**What this task involves:**
Copy every line that mentions the word "React".

[Data listing]

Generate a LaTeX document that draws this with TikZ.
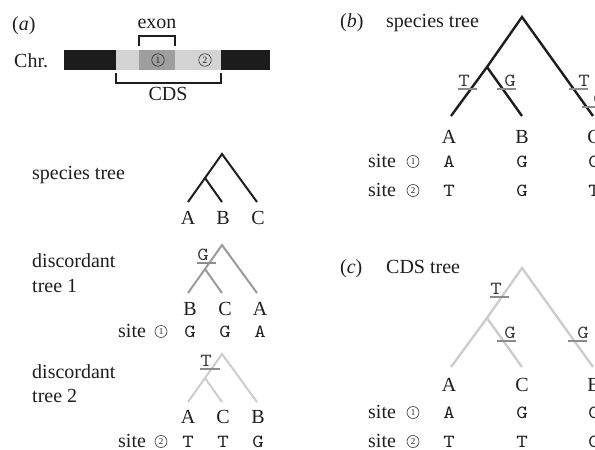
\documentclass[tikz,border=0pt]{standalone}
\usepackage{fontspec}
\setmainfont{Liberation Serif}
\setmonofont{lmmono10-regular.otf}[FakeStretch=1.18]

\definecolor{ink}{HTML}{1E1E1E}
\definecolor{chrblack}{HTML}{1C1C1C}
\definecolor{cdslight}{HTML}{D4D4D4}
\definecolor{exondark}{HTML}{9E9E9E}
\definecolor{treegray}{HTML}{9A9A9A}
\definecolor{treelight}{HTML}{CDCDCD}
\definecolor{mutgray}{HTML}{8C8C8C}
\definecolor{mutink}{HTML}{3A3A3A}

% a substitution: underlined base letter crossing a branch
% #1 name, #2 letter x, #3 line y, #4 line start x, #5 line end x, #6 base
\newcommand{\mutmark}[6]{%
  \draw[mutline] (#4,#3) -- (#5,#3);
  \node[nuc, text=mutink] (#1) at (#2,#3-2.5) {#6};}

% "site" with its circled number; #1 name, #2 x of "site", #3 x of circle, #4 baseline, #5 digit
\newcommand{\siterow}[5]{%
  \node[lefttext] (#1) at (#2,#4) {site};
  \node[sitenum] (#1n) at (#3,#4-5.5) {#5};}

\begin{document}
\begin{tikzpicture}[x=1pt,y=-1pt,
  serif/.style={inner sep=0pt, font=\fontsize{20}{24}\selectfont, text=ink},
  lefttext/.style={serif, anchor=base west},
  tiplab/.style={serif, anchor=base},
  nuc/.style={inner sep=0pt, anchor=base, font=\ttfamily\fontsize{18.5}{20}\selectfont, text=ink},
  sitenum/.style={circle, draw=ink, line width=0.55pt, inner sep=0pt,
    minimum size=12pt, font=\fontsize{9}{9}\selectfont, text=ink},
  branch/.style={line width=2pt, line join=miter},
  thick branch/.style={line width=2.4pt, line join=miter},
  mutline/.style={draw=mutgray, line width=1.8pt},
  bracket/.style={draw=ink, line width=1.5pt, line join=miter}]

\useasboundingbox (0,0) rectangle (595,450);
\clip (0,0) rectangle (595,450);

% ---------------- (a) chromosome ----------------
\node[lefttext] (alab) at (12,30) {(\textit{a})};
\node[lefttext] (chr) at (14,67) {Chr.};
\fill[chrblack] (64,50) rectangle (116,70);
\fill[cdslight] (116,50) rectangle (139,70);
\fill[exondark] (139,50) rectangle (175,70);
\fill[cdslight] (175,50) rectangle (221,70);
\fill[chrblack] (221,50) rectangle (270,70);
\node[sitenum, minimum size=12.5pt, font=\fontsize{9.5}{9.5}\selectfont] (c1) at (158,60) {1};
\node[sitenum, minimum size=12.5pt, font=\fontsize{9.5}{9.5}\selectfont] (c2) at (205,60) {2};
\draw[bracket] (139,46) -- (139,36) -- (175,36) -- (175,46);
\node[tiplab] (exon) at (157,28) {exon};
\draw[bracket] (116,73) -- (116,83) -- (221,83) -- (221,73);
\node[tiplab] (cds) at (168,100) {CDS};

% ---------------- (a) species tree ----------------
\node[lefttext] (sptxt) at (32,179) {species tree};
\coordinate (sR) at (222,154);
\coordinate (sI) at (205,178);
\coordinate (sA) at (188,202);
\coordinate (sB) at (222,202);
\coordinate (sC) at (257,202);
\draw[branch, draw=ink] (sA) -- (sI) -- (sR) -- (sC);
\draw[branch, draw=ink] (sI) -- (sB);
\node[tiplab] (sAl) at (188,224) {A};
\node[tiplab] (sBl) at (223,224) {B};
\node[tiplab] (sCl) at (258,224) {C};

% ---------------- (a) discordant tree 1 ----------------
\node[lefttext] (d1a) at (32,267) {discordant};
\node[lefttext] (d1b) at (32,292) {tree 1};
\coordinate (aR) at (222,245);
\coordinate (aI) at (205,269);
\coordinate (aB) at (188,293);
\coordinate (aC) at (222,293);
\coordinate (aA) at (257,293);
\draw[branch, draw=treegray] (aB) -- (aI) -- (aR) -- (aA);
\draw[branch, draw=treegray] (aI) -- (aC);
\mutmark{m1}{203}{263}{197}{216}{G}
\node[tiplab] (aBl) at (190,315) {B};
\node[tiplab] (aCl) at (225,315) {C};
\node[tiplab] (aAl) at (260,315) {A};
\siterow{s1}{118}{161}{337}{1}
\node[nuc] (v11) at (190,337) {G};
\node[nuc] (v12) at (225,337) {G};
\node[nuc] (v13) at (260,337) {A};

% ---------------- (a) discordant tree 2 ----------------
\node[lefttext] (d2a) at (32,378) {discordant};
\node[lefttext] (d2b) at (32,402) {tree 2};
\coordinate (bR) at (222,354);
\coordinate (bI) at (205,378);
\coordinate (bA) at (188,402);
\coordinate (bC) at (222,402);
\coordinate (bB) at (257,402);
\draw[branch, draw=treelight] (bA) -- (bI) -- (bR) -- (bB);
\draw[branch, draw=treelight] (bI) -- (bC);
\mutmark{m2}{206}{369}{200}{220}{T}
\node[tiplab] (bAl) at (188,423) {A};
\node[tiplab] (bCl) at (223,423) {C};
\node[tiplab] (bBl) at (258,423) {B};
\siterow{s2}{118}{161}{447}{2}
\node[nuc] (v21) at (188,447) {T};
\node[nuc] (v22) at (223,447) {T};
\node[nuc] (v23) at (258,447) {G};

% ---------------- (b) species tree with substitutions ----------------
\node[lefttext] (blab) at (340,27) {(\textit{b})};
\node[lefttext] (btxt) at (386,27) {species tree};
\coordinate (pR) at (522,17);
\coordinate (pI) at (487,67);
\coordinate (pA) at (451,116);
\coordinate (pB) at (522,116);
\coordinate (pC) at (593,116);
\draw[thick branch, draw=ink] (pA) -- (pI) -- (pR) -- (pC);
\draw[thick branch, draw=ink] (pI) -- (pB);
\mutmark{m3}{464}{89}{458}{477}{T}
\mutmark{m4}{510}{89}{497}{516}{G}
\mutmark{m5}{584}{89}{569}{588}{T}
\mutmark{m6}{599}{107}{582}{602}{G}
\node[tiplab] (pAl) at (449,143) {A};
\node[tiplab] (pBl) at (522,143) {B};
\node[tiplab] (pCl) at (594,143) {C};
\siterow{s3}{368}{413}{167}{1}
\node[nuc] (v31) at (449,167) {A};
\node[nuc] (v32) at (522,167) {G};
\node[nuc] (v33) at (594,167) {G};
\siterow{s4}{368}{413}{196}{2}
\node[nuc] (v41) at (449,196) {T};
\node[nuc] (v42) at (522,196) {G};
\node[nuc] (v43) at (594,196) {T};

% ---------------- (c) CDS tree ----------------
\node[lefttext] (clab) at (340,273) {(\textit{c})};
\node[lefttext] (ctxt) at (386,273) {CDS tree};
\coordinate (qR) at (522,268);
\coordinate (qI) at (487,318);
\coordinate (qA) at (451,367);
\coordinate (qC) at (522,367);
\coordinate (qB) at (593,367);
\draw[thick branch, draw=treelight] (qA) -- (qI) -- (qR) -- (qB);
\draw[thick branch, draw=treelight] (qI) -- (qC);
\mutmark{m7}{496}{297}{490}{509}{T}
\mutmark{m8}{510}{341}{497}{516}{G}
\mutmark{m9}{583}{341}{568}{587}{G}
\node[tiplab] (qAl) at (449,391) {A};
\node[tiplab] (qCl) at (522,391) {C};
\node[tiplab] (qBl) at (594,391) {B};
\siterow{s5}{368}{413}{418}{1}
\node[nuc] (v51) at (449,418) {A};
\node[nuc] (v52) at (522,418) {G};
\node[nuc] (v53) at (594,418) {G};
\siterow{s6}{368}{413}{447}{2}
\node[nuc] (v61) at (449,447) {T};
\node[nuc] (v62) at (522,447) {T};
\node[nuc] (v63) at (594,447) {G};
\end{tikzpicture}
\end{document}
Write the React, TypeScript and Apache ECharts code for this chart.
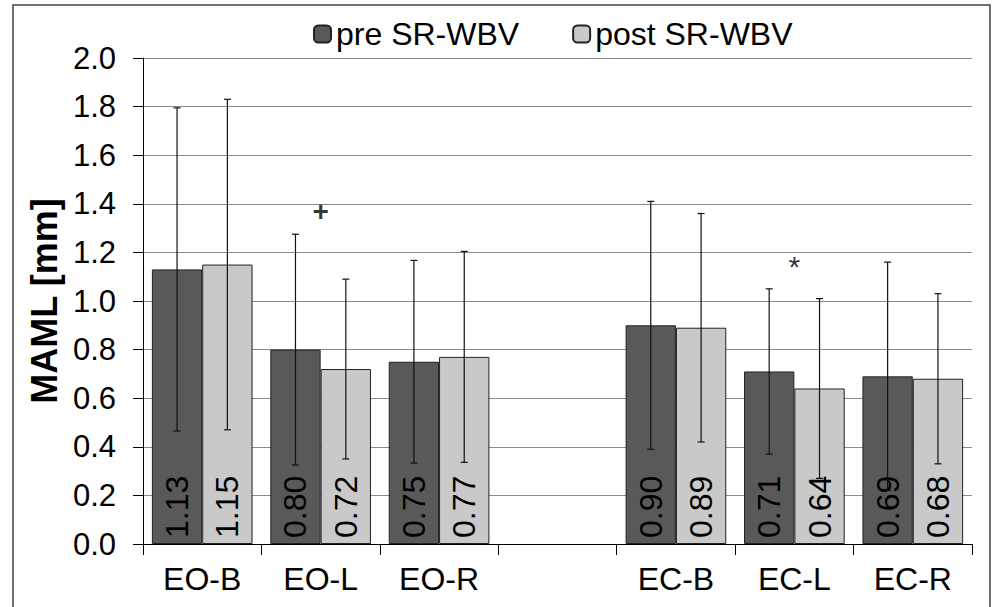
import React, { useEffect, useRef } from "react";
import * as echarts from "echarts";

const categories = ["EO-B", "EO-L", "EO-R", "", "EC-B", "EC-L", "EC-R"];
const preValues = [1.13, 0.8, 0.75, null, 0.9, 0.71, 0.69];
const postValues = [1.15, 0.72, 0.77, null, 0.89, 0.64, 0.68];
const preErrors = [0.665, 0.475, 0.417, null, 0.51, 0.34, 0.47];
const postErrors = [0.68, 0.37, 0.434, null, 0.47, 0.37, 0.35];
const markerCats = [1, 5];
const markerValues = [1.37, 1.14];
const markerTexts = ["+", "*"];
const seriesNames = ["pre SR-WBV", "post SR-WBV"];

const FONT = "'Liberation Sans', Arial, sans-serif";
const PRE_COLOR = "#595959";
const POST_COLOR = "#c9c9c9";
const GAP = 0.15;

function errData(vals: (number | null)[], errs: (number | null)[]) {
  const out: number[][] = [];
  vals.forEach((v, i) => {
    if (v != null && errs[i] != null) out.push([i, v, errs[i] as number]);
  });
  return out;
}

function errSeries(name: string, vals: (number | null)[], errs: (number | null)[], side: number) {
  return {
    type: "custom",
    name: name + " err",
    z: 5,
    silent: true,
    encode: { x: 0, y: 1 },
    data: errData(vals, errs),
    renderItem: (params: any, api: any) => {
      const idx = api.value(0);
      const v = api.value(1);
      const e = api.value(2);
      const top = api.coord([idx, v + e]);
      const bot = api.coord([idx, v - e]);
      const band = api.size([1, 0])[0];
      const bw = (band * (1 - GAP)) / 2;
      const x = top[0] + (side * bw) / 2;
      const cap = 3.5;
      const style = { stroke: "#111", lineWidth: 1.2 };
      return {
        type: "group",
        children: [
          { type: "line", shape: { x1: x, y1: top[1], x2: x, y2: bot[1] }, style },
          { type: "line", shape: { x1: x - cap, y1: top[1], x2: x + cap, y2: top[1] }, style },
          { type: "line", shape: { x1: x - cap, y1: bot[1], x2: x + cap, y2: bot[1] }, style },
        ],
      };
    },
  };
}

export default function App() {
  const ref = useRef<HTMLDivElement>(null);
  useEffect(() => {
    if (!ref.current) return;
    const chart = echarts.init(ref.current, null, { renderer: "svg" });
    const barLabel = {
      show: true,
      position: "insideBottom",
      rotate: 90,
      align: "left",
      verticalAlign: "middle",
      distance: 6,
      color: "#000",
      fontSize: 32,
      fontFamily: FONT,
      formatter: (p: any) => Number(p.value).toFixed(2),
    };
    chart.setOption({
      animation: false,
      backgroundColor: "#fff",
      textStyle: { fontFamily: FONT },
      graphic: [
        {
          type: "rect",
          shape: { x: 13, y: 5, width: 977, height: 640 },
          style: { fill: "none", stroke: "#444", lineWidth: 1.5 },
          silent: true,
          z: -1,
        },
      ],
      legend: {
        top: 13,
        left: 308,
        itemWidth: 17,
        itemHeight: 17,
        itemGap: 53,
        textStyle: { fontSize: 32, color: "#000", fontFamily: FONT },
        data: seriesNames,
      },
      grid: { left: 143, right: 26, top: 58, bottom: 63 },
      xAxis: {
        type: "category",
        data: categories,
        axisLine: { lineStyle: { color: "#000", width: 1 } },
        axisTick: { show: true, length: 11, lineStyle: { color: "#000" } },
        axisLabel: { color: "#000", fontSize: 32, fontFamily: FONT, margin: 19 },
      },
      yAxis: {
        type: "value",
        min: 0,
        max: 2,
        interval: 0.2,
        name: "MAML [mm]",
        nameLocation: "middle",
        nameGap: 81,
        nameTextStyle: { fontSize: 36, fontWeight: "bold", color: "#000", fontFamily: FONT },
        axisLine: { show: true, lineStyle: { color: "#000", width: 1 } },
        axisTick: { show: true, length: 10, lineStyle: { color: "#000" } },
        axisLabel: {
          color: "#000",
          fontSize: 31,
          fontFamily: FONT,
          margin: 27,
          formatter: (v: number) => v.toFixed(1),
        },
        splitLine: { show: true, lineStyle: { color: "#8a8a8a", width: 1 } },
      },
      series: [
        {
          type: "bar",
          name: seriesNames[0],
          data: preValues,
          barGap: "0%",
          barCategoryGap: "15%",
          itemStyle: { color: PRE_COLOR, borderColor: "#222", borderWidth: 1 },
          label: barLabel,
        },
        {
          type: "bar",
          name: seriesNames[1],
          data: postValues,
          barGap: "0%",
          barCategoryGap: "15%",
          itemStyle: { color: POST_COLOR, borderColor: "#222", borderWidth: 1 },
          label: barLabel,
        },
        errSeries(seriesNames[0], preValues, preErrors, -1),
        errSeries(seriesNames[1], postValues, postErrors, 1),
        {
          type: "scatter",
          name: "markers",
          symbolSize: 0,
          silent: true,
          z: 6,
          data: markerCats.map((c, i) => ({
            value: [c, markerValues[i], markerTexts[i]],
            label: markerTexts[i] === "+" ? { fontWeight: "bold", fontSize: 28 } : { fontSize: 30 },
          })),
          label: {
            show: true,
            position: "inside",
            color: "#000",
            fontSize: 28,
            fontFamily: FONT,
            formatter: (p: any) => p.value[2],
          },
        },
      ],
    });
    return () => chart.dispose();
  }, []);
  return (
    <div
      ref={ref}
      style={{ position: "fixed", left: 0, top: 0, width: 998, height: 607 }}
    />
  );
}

**Written response:**
Write the React, TypeScript and Apache ECharts code for this chart.
import React, { useEffect, useRef } from "react";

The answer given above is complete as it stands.